I’ve always considered myself engaging in art making in three directions (painting, installation, and Sound Geography). Nonetheless, after a profound discussion with Ms. WANG Pin-Hua, it turned out these three forms of works appear to demonstrate a macro-imagination via a micro-perspective. For instance, Sound Geography is like a massive string of stories of various locations and common folks, which is portrayed with a light touch that resembles the quick sketching in painting. Hence, the texts in the work can be seen as a sketch of sounds. Another example is the four-year “Drawing & Sketch Project” in the exhibition Short Fiction(2014), Numerous texts and images were juxtaposed, and both discussed the same impression, constructing the flow of time and visual/auditory experiences through multiple paintings.

 

As far as I am concerned, I like to describe the status of what I saw and record for the sites and stories of the past in the work of Sound Geography as “echoes”. Though you cannot hear it directly like the sounds reverberating in a valley, which are as complete and clear, it is recognizable to a certain degree as what it should be originally to a certain degree. Through such bouncing, it serves as the point of departure for imagination. The means of exhibition this time is not quite the same as the direction of Sound Geography before, selecting only twelve chapters from four areas to compose the imagination the curator wants the audience to experience.
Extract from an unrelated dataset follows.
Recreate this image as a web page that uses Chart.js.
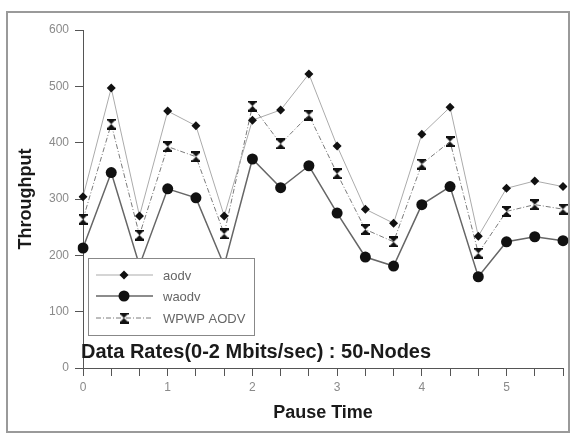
<!DOCTYPE html>
<html>
<head>
<meta charset="utf-8">
<script src="https://cdn.jsdelivr.net/npm/chart.js@4/dist/chart.umd.min.js"></script>
<style>
  html, body { margin: 0; padding: 0; background: #fff; }
  #wrap { width: 572px; height: 434px; position: relative; }
</style>
</head>
<body>
<div id="wrap"><canvas id="c" width="572" height="434"></canvas></div>
<script>
// ── data ──
const pauseTime = ['0', '0.33', '0.67', '1', '1.33', '1.67', '2', '2.33', '2.67',
                   '3', '3.33', '3.67', '4', '4.33', '4.67', '5', '5.33', '5.67'];
const aodv  = [304, 497, 270, 456, 430, 270, 440, 458, 522, 394, 282, 257, 415, 463, 234, 319, 332, 322];
const waodv = [213, 347, 182, 318, 302, 182, 371, 320, 359, 275, 197, 181, 290, 322, 162, 224, 233, 226];
const wpwp  = [264, 433, 236, 393, 375, 238, 465, 398, 449, 345, 246, 224, 362, 402, 204, 278, 290, 282];
const yTicks = [0, 100, 200, 300, 400, 500, 600];
const caption = 'Data Rates(0-2 Mbits/sec) : 50-Nodes';

// hourglass marker for WPWP AODV
function hourglass() {
    const cv = document.createElement('canvas');
    cv.width = 9; cv.height = 11;
    const g = cv.getContext('2d');
    g.fillStyle = '#111';
    g.fillRect(0, 0, 9, 2);
    g.fillRect(0, 9, 9, 2);
    g.beginPath(); g.moveTo(1, 2); g.lineTo(8, 2); g.lineTo(4.5, 5.5); g.closePath(); g.fill();
    g.beginPath(); g.moveTo(1, 9); g.lineTo(8, 9); g.lineTo(4.5, 5.5); g.closePath(); g.fill();
    return cv;
}
const hg = hourglass();

// frame, caption, legend box
const extras = {
    id: 'extras',
    beforeDraw(chart) {
        const ctx = chart.ctx;
        ctx.save();
        ctx.strokeStyle = '#9a9a9a';
        ctx.lineWidth = 2;
        ctx.strokeRect(7, 12, 562, 420);
        ctx.restore();
    },
    afterDatasetsDraw(chart) {
        const ctx = chart.ctx;
        ctx.save();
        // legend
        const bx = 88, by = 258, bw = 166, bh = 77;
        ctx.fillStyle = '#fff';
        ctx.fillRect(bx, by, bw, bh);
        ctx.strokeStyle = '#888';
        ctx.lineWidth = 1;
        ctx.strokeRect(bx + 0.5, by + 0.5, bw, bh);
        const rows = [275, 296, 318];
        chart.data.datasets.forEach((ds, i) => {
            const y = rows[i];
            ctx.strokeStyle = ds.borderColor;
            ctx.lineWidth = ds.borderWidth;
            ctx.setLineDash(ds.borderDash || []);
            ctx.beginPath(); ctx.moveTo(96, y); ctx.lineTo(153, y); ctx.stroke();
            ctx.setLineDash([]);
            ctx.fillStyle = '#111';
            if (ds.pointStyle === 'rectRot') {
                const r = ds.pointRadius;
                ctx.beginPath();
                ctx.moveTo(124, y - r); ctx.lineTo(124 + r, y); ctx.lineTo(124, y + r); ctx.lineTo(124 - r, y);
                ctx.closePath(); ctx.fill();
            } else if (ds.pointStyle === 'circle') {
                ctx.beginPath(); ctx.arc(124, y, ds.pointRadius, 0, Math.PI * 2); ctx.fill();
            } else {
                ctx.drawImage(hg, 124 - 4.5, y - 5.5);
            }
            ctx.fillStyle = '#666';
            ctx.font = '13px "Liberation Sans", Arial, sans-serif';
            ctx.textBaseline = 'middle';
            ctx.fillText(ds.label, 163, y + 1);
        });
        ctx.restore();
    },
    afterDraw(chart) {
        const ctx = chart.ctx;
        ctx.save();
        ctx.fillStyle = '#1a1a1a';
        ctx.font = 'bold 20px "Liberation Sans", Arial, sans-serif';
        ctx.textBaseline = 'middle';
        ctx.fillText(caption, 81, 352);
        ctx.restore();
    }
};

const tickFont = { family: '"Liberation Sans", Arial, sans-serif', size: 12 };
const titleFont = { family: '"Liberation Sans", Arial, sans-serif', size: 18, weight: 'bold' };

new Chart(document.getElementById('c'), {
    type: 'line',
    data: {
        labels: pauseTime,
        datasets: [
            {
                label: 'aodv', data: aodv,
                borderColor: '#ababab', borderWidth: 1,
                pointStyle: 'rectRot', pointRadius: 4.5,
                pointBackgroundColor: '#111', pointBorderColor: '#111', pointBorderWidth: 0,
                tension: 0
            },
            {
                label: 'waodv', data: waodv,
                borderColor: '#666', borderWidth: 1.5,
                pointStyle: 'circle', pointRadius: 5.5,
                pointBackgroundColor: '#111', pointBorderColor: '#111', pointBorderWidth: 0,
                tension: 0
            },
            {
                label: 'WPWP AODV', data: wpwp,
                borderColor: '#7a7a7a', borderWidth: 1, borderDash: [5, 2, 1, 2],
                pointStyle: hg, pointRadius: 5,
                tension: 0
            }
        ]
    },
    options: {
        responsive: false, animation: false,
        layout: { padding: { top: 30, right: 9, bottom: 0, left: 0 } },
        plugins: { legend: { display: false }, tooltip: { enabled: false } },
        scales: {
            x: {
                offset: false,
                afterFit: s => { s.height = 66; },
                border: { color: '#555', width: 1 },
                grid: { drawOnChartArea: false, offset: false, tickLength: 8, color: '#555' },
                ticks: {
                    autoSkip: false, maxRotation: 0, padding: 4,
                    color: '#8a8a8a', font: tickFont,
                    callback: (v, i) => (i % 3 === 0 ? String(i / 3) : '')
                },
                title: {
                    display: true, text: 'Pause Time', color: '#1a1a1a',
                    font: titleFont, padding: { top: 0, bottom: 10 }
                }
            },
            y: {
                min: 0, max: 600,
                afterFit: s => { s.width = 83; },
                afterBuildTicks: s => { s.ticks = yTicks.map(v => ({ value: v })); },
                border: { color: '#555', width: 1 },
                grid: { drawOnChartArea: false, tickLength: 8, color: '#555' },
                ticks: { padding: 6, color: '#8a8a8a', font: tickFont },
                title: {
                    display: true, text: 'Throughput', color: '#1a1a1a',
                    font: titleFont, padding: { top: 15, bottom: 0 }
                }
            }
        }
    },
    plugins: [extras]
});
</script>
</body>
</html>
In addition, some methods of highlighting the explicit through the implicit are employed to demonstrate the invisibility of sounds. This exhibition also recorded new audio files of the four areas, which are not the original sounds from the chapters. They are meant for the audience to listen and think about where it is and what it is or stimulating the audience to imagine the environment and scene at the instant of audio-recording, which is among the elements to expand imagination.

 

Footnote
[1] The term “transcribe” is quoted from Rikey Tenn’s “How Sounds Are Transcribed: Liu Chihhung’s Sound Geography,” published on the website of Taishin Bank Foundation for Arts and Culture, April 11, 2018.